Burdened. There is something here. Burdened for the older generation. As they lived through a war and are on the other side. As development happens, yet they cling to their old ways. Burdened as technology passes them up and I see the structure of family changing. They are saddened. They are struggling to understand the change. I pass an old man a few times a week along the side of the mountain. He is in his field with his hoe in hand. Barefoot. Trying to plant a crop of corn so that he can continue to eat. Yet he barely has the strength to raise his hoe.
Burdened for the middle generation as they seek to work. As they look for jobs and to provide for their families. As they have hope now for change and as the Western influence comes. Burdened because there are more materialistic things for them to desire, yet in this valley, the opportunities for jobs are scarce. If they have an education and want to stay here, they find themselves in a corrupt system to struggle for a job. You must be the right political party or family or associated with the right people. Burdened because they want to provide a better life than their childhood produced. Many of this generation has left leaving mothers to raise their children alone or aunts or grandmothers who now have the burden of raising children left behind by immigration.
And the burden grows. For the younger generation. As I have listened to conversations and dialogues, I hear a change in the way that young people are talking. Here in this valley. They want out. They want something different. They hope for something that they have not had. They want an education. They want a change to dream. They want the things they see in movies. Many of them are looking to the states as an answer to that. They know that there are opportunities out there, and yet they are ill equipped to embrace them. They have pint-sized practice at decision making. And yet, they are making decisions that completely effect their path for the rest of their lives.
And so as I listen to the youth here talk about their futures. As I talk with students who have left to study. As I talk with those from the mountains that have come to town, the general consensus is that they are searching. Many go to the bigger cities. Many go to the states. They are searching for something that would satisfy. Something that will help them make a better life for themselves than the previous generation had.
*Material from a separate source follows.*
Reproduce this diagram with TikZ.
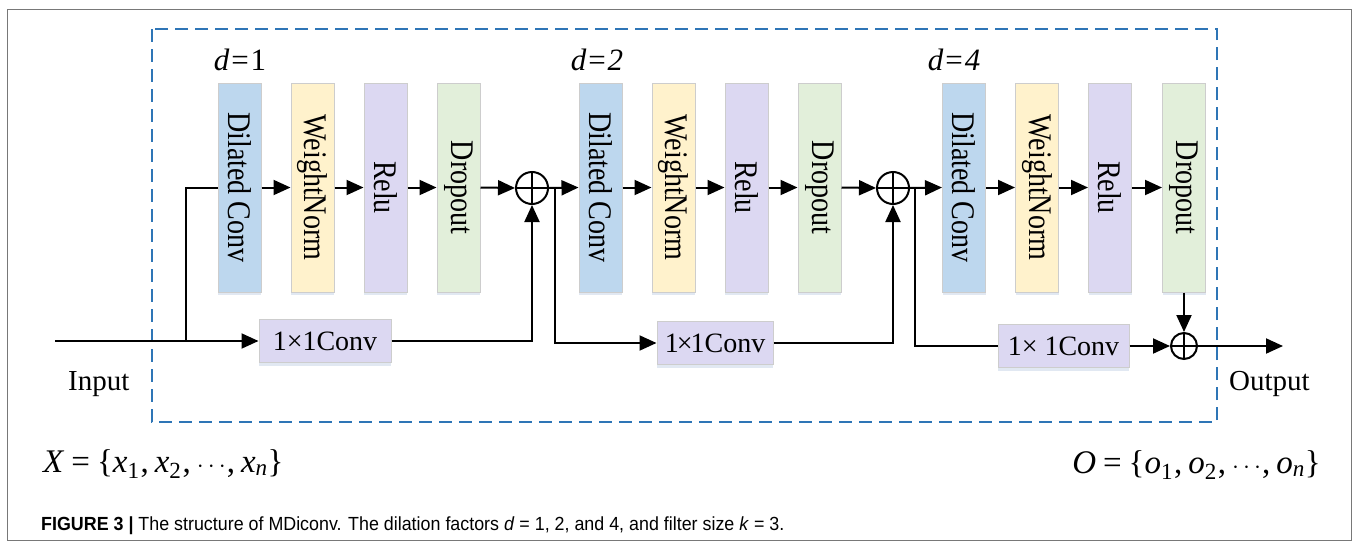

I had a flashback as I was thinking. That much of what is happening here is not much different from what I have seen in my hometown. Or in the small towns around me in Western Pennsylvania. They were mining towns. Oil towns. Boom towns. The economy was built on what was around them. Over time the people left, the industries were not able to keep up with the change. There were no jobs. There was nothing to entice young families to stay. Adolescents graduated, went away to college and settled elsewhere where there were opportunities and promises and a better job market.
I have a soft heart. I am often burdened. But this burden is real. I am constantly thinking of how to break that cycle. How to provide hope. How to create jobs that will keep the educated here, within their communities. Bettering the town. To have role models to point to. And above all, for God’s mercy to shine in this country.